-- Start --

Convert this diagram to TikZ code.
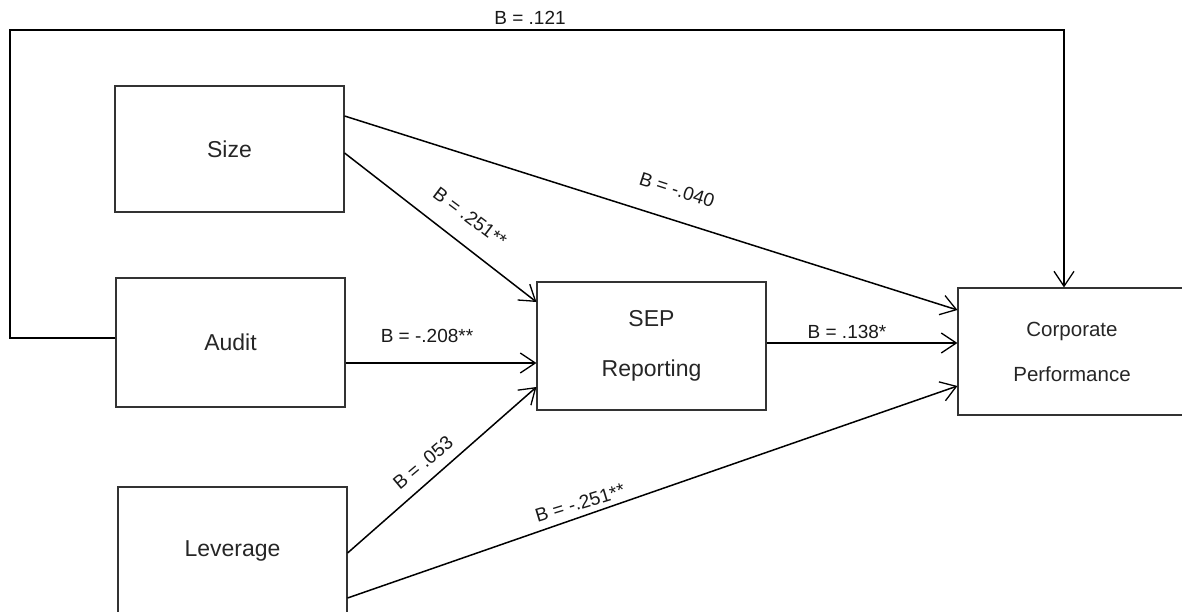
\documentclass[tikz,border=0pt]{standalone}
\usepackage{fontspec}
\setmainfont{Liberation Sans}
\usetikzlibrary{arrows.meta,calc}
\begin{document}
\begin{tikzpicture}[x=1pt,y=-1pt,
  box/.style={draw=black!80, line width=1.1pt, minimum width=229pt, minimum height=128pt,
    inner sep=0pt, align=center, font=\fontsize{23}{27}\selectfont, text=black!85},
  conn/.style={line width=1.5pt, -{Straight Barb[length=15pt,width=20pt,line width=1.3pt]}},
  lab/.style={font=\fontsize{19}{22}\selectfont, inner sep=0pt, text=black!90}]
\useasboundingbox (0,0) rectangle (1182,612);
\clip (0,0) rectangle (1182,612);

\node[box, minimum height=126pt] (size) at (229.5,149) {Size};
\node[box, minimum height=129pt] (audit) at (230.5,342.5) {Audit};
\node[box] (lev) at (232.5,551) {Leverage};
\node[box] (sep) at (651.5,346) {SEP\\[23pt]Reporting};
\node[box, minimum width=228pt, minimum height=127pt, font=\fontsize{20.5}{24}\selectfont] (corp) at (1072,351.5) {Corporate\\[21pt]Performance};

\draw[conn] ($(size.east)+(0,-33)$) -- ($(corp.west)+(0,-41.5)$);
\draw[conn] ($(size.east)+(0,4)$) -- ($(sep.west)+(0,-44)$);
\draw[conn] ($(audit.east)+(0,20.5)$) -- ($(sep.west)+(0,17)$);
\draw[conn] ($(sep.east)+(0,-3)$) -- ($(corp.west)+(0,-8.5)$);
\draw[conn] ($(lev.east)+(0,2)$) -- ($(sep.west)+(0,41)$);
\draw[conn] ($(lev.east)+(0,47)$) -- ($(corp.west)+(0,34.5)$);
\coordinate (tl) at (10,30);
\draw[conn] ($(audit.west)+(0,-4.5)$) -| (tl) -| ($(corp.north)+(-8,0)$);

\node[lab] (l121) at (530,18) {B = .121};
\node[lab] (l208) at (427,336) {B = -.208**};
\node[lab] (l138) at (847,332) {B = .138*};
\node[lab, rotate=-37] (l251) at (470,217) {B = .251**};
\node[lab, rotate=-18] (l040) at (677,190) {B = -.040};
\node[lab, rotate=40] (l053) at (423,463) {B = .053};
\node[lab, rotate=17] (l251b) at (580,503) {B = -.251**};
\end{tikzpicture}
\end{document}
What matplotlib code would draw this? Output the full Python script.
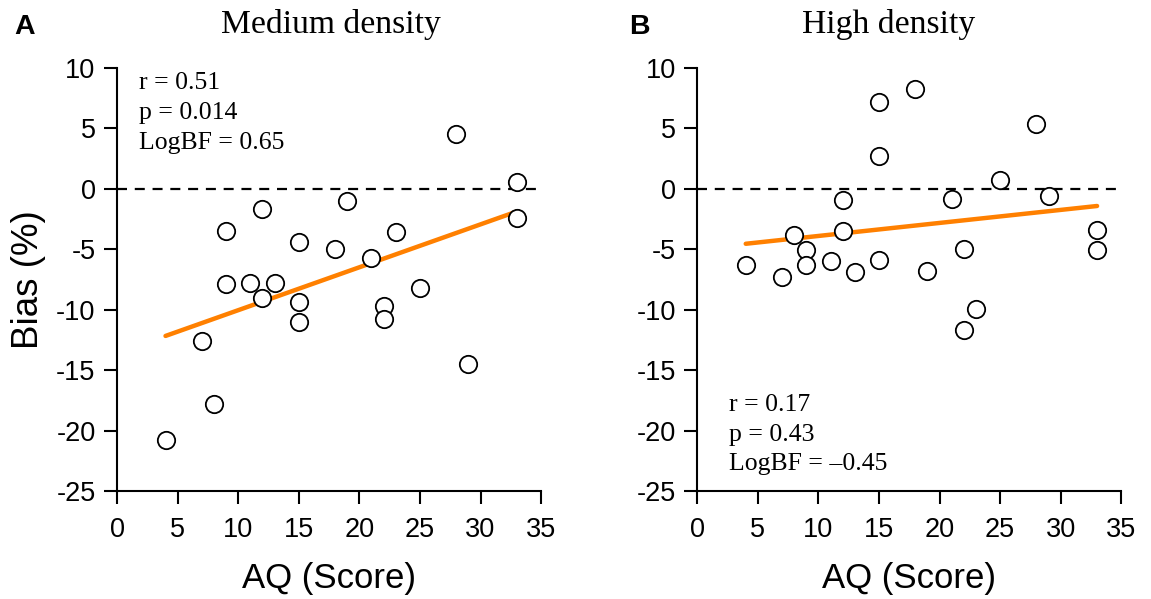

-- End --

Stated problem
Your task is to retype all the entries exactly and leave out any pictures.

Written response
Convert this diagram to TikZ code.
\documentclass[tikz,border=0pt]{standalone}
\usepackage{fontspec}
\setmainfont{Liberation Sans}
\usetikzlibrary{arrows.meta,calc}
\begin{document}
\begin{tikzpicture}[x=1pt,y=-1pt,
  box/.style={draw=black!80, line width=1.1pt, minimum width=229pt, minimum height=128pt,
    inner sep=0pt, align=center, font=\fontsize{23}{27}\selectfont, text=black!85},
  conn/.style={line width=1.5pt, -{Straight Barb[length=15pt,width=20pt,line width=1.3pt]}},
  lab/.style={font=\fontsize{19}{22}\selectfont, inner sep=0pt, text=black!90}]
\useasboundingbox (0,0) rectangle (1182,612);
\clip (0,0) rectangle (1182,612);

\node[box, minimum height=126pt] (size) at (229.5,149) {Size};
\node[box, minimum height=129pt] (audit) at (230.5,342.5) {Audit};
\node[box] (lev) at (232.5,551) {Leverage};
\node[box] (sep) at (651.5,346) {SEP\\[23pt]Reporting};
\node[box, minimum width=228pt, minimum height=127pt, font=\fontsize{20.5}{24}\selectfont] (corp) at (1072,351.5) {Corporate\\[21pt]Performance};

\draw[conn] ($(size.east)+(0,-33)$) -- ($(corp.west)+(0,-41.5)$);
\draw[conn] ($(size.east)+(0,4)$) -- ($(sep.west)+(0,-44)$);
\draw[conn] ($(audit.east)+(0,20.5)$) -- ($(sep.west)+(0,17)$);
\draw[conn] ($(sep.east)+(0,-3)$) -- ($(corp.west)+(0,-8.5)$);
\draw[conn] ($(lev.east)+(0,2)$) -- ($(sep.west)+(0,41)$);
\draw[conn] ($(lev.east)+(0,47)$) -- ($(corp.west)+(0,34.5)$);
\coordinate (tl) at (10,30);
\draw[conn] ($(audit.west)+(0,-4.5)$) -| (tl) -| ($(corp.north)+(-8,0)$);

\node[lab] (l121) at (530,18) {B = .121};
\node[lab] (l208) at (427,336) {B = -.208**};
\node[lab] (l138) at (847,332) {B = .138*};
\node[lab, rotate=-37] (l251) at (470,217) {B = .251**};
\node[lab, rotate=-18] (l040) at (677,190) {B = -.040};
\node[lab, rotate=40] (l053) at (423,463) {B = .053};
\node[lab, rotate=17] (l251b) at (580,503) {B = -.251**};
\end{tikzpicture}
\end{document}
What matplotlib code would draw this? Output the full Python script.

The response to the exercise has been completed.